Tout comme le Covid-19 se révèle particulièrement nocif lorsqu’il rencontre des pathologies préexistantes ou des systèmes immunitaires qui y sont spécialement sensibles, la détérioration massive des droits et libertés à laquelle nous assistons s’inscrit dans un contexte qui nous y exposait dangereusement. Les caractéristiques de l’État libéral, notamment la préférence systématique donnée à l’individu sur le groupe ou le principe de liberté, ont été mises à mal depuis plusieurs décennies, au point que François Sureau a pu intituler un ouvrage récent sur ce thème Sans la liberté (Tracts Gallimard, 2019). Sous l’effet de la peur, gouvernés et gouvernants, organes de décision et organes de contrôle ont consenti des limitations considérables aux libertés.
L’article 16 de la Constitution, jamais abrogé en dépit de la gravité de ses effets, perpétue une accoutumance aux régimes d’exception. De surcroît, il a été admis que de tels régimes pouvaient être instaurés par le législateur en plus de ceux que prévoit ou vise la Constitution : la décision du Conseil constitutionnel du 25 janvier 1985, loi relative à l’état d’urgence en Nouvelle-Calédonie, en ouvre la possibilité, au titre de l’article 34 de la Constitution. Mais l’état du droit commun lui-même n’incite guère à l’optimisme. Il suffit de jeter un regard en arrière sur l’évolution du régime des libertés en France pour prendre conscience d’un recul constant.

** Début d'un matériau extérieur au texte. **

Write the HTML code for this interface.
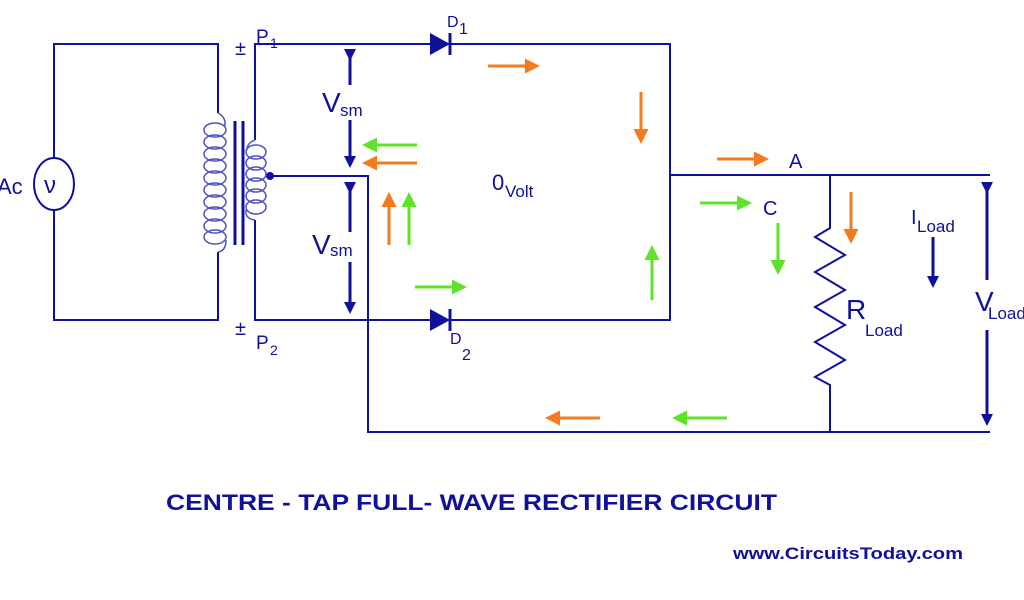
<!DOCTYPE html>
<html><head><style>
html,body{margin:0;padding:0;background:#fff;width:1024px;height:600px;overflow:hidden}
svg text{font-family:"Liberation Sans",Arial,sans-serif;fill:#10109a}
</style></head><body>
<svg width="1024" height="600" viewBox="0 0 1024 600" xmlns="http://www.w3.org/2000/svg">
<defs>
<marker id="mb" markerWidth="4" markerHeight="4" refX="2" refY="2" orient="auto" markerUnits="strokeWidth"><path d="M0,0 L4,2 L0,4 z" fill="#10109a"/></marker>
<marker id="mo" markerWidth="5" markerHeight="5" refX="1" refY="2.5" orient="auto" markerUnits="strokeWidth"><path d="M0,0 L5,2.5 L0,5 z" fill="#f57a1e"/></marker>
<marker id="mg" markerWidth="5" markerHeight="5" refX="1" refY="2.5" orient="auto" markerUnits="strokeWidth"><path d="M0,0 L5,2.5 L0,5 z" fill="#5ee32a"/></marker>
</defs>
<g fill="none" stroke="#10109a" stroke-width="2">
<polyline points="218,113 218,44 54,44 54,157"/>
<polyline points="54,211 54,320 218,320 218,252"/>
<ellipse cx="54" cy="184" rx="20" ry="26"/>
<polyline points="255,140 255,44 430,44"/>
<polyline points="450,44 670,44 670,320 450,320"/>
<polyline points="430,320 255,320 255,220"/>
<polyline points="270,176 368,176 368,432 990,432"/>
<polyline points="670,175 990,175"/>
<polyline points="830,175 830,228 815,237 845,255 815,272 845,290 815,307 845,325 815,342 845,360 815,377 830,385 830,432"/>
<line x1="235" y1="121" x2="235" y2="245" stroke-width="3"/>
<line x1="243" y1="121" x2="243" y2="245" stroke-width="3"/>
<line x1="450" y1="33" x2="450" y2="55" stroke-width="3"/>
<line x1="450" y1="309" x2="450" y2="331" stroke-width="3"/>
</g>
<path d="M430,33 L450,44 L430,55 z" fill="#10109a"/>
<path d="M430,309 L450,320 L430,331 z" fill="#10109a"/>
<circle cx="270" cy="176" r="4" fill="#10109a"/>
<g fill="none" stroke="#5050c0" stroke-width="1.5">
<path d="M218,113 q8,4 7,13"/>
<ellipse cx="215" cy="130" rx="11" ry="7"/><ellipse cx="215" cy="142" rx="11" ry="7"/><ellipse cx="215" cy="154" rx="11" ry="7"/><ellipse cx="215" cy="166" rx="11" ry="7"/><ellipse cx="215" cy="178" rx="11" ry="7"/><ellipse cx="215" cy="190" rx="11" ry="7"/><ellipse cx="215" cy="202" rx="11" ry="7"/><ellipse cx="215" cy="214" rx="11" ry="7"/><ellipse cx="215" cy="226" rx="11" ry="7"/><ellipse cx="215" cy="237" rx="11" ry="7"/>
<path d="M226,240 q0,11 -8,12"/>
<path d="M255,140 q-8,3 -8,10"/>
<ellipse cx="256" cy="152" rx="10" ry="7"/><ellipse cx="256" cy="163" rx="10" ry="7"/><ellipse cx="256" cy="174" rx="10" ry="7"/><ellipse cx="256" cy="185" rx="10" ry="7"/><ellipse cx="256" cy="196" rx="10" ry="7"/><ellipse cx="256" cy="207" rx="10" ry="7"/>
<path d="M246,210 q-1,9 9,10"/>
</g>
<g stroke="#10109a" stroke-width="3" fill="none">
<line x1="350" y1="55" x2="350" y2="85" marker-start="url(#mb)"/>
<line x1="350" y1="120" x2="350" y2="162" marker-end="url(#mb)"/>
<line x1="350" y1="188" x2="350" y2="232" marker-start="url(#mb)"/>
<line x1="350" y1="262" x2="350" y2="308" marker-end="url(#mb)"/>
<line x1="987" y1="188" x2="987" y2="280" marker-start="url(#mb)"/>
<line x1="987" y1="330" x2="987" y2="420" marker-end="url(#mb)"/>
<line x1="933" y1="237" x2="933" y2="282" marker-end="url(#mb)"/>
</g>
<g stroke="#f57a1e" stroke-width="3" fill="none">
<line x1="488" y1="66" x2="528" y2="66" marker-end="url(#mo)"/>
<line x1="641" y1="92" x2="641" y2="132" marker-end="url(#mo)"/>
<line x1="417" y1="163" x2="374" y2="163" marker-end="url(#mo)"/>
<line x1="389" y1="245" x2="389" y2="204" marker-end="url(#mo)"/>
<line x1="717" y1="159" x2="757" y2="159" marker-end="url(#mo)"/>
<line x1="851" y1="192" x2="851" y2="232" marker-end="url(#mo)"/>
<line x1="600" y1="418" x2="557" y2="418" marker-end="url(#mo)"/>
</g>
<g stroke="#5ee32a" stroke-width="3" fill="none">
<line x1="417" y1="145" x2="374" y2="145" marker-end="url(#mg)"/>
<line x1="409" y1="245" x2="409" y2="204" marker-end="url(#mg)"/>
<line x1="415" y1="287" x2="455" y2="287" marker-end="url(#mg)"/>
<line x1="652" y1="300" x2="652" y2="257" marker-end="url(#mg)"/>
<line x1="700" y1="203" x2="740" y2="203" marker-end="url(#mg)"/>
<line x1="778" y1="223" x2="778" y2="263" marker-end="url(#mg)"/>
<line x1="727" y1="418" x2="684" y2="418" marker-end="url(#mg)"/>
</g>
<text x="-3" y="194" font-size="22">Ac</text>
<text x="44" y="193" font-size="24" font-family="Liberation Serif">ν</text>
<text x="235" y="55" font-size="20">±</text>
<text x="235" y="335" font-size="20">±</text>
<text x="256" y="43" font-size="19">P</text><text x="270" y="48" font-size="14">1</text>
<text x="256" y="349" font-size="19">P</text><text x="270" y="355" font-size="14">2</text>
<text x="447" y="27" font-size="16">D</text><text x="459" y="34" font-size="16">1</text>
<text x="450" y="344" font-size="16">D</text><text x="462" y="360" font-size="16">2</text>
<text x="322" y="112" font-size="28">V</text><text x="340" y="116" font-size="17">sm</text>
<text x="312" y="254" font-size="28">V</text><text x="330" y="256" font-size="17">sm</text>
<text x="492" y="190" font-size="22">0</text><text x="505" y="197" font-size="17">Volt</text>
<text x="789" y="168" font-size="20">A</text>
<text x="763" y="215" font-size="20">C</text>
<text x="911" y="224" font-size="20">I</text><text x="917" y="232" font-size="17">Load</text>
<text x="846" y="319" font-size="28">R</text><text x="865" y="336" font-size="17">Load</text>
<text x="975" y="311" font-size="28">V</text><text x="988" y="319" font-size="17">Load</text>
<text x="166" y="510" font-size="22" font-weight="bold" textLength="611" lengthAdjust="spacingAndGlyphs">CENTRE - TAP FULL- WAVE RECTIFIER CIRCUIT</text>
<text x="733" y="559" font-size="17" font-weight="bold" textLength="230" lengthAdjust="spacingAndGlyphs">www.CircuitsToday.com</text>
</svg>
</body></html>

Les mouvements d’indignation suscités en 1981 par la loi « sécurité et libertés » ne se sont plus reproduits, quand bien même les dispositions de cette dernière apparaissent bénignes au regard de celles adoptées depuis. Les dispositions relatives aux étrangers, même demandeurs d’asile, n’ont cessé de se dégrader, précarisant leur situation, les livrant aux tracasseries administratives et au pouvoir discrétionnaire des autorités, la liberté individuelle est susceptible de nombreuses restrictions, souvent opérées dans des conditions indignes (en 2000, Louis Mermaz qualifiait les zones d’attente d’ « horreur de la République » – la situation n’a guère changé sur le plan sanitaire, comme le montrent des avis récents du Contrôleur général des lieux de privation de liberté et du Défenseur des droits), les perquisitions et saisies ont été facilitées dans de nombreux cas, les fichiers de police ont proliféré et ne cessent d’emmagasiner davantage d’informations, l’exercice de la mission de défense des personnes par les avocats est encadré dans des contraintes bureaucratiques qui le rendent plus difficile… Chacun a présents à l’esprit des exemples de la dégradation des libertés. Celle-ci s’opère souvent insidieusement, par petites touches, et obéit à un mouvement continu, qui a pour caractéristique de ne jamais se réparer, nonobstant les alternances politiques. Il suffit qu’apparaissent de nouvelles menaces : terrorisme meurtrier, pandémie, perturbations économiques, et la liste n’est pas exhaustive, pour que l’on cède immédiatement et sans débat approfondi sur les libertés.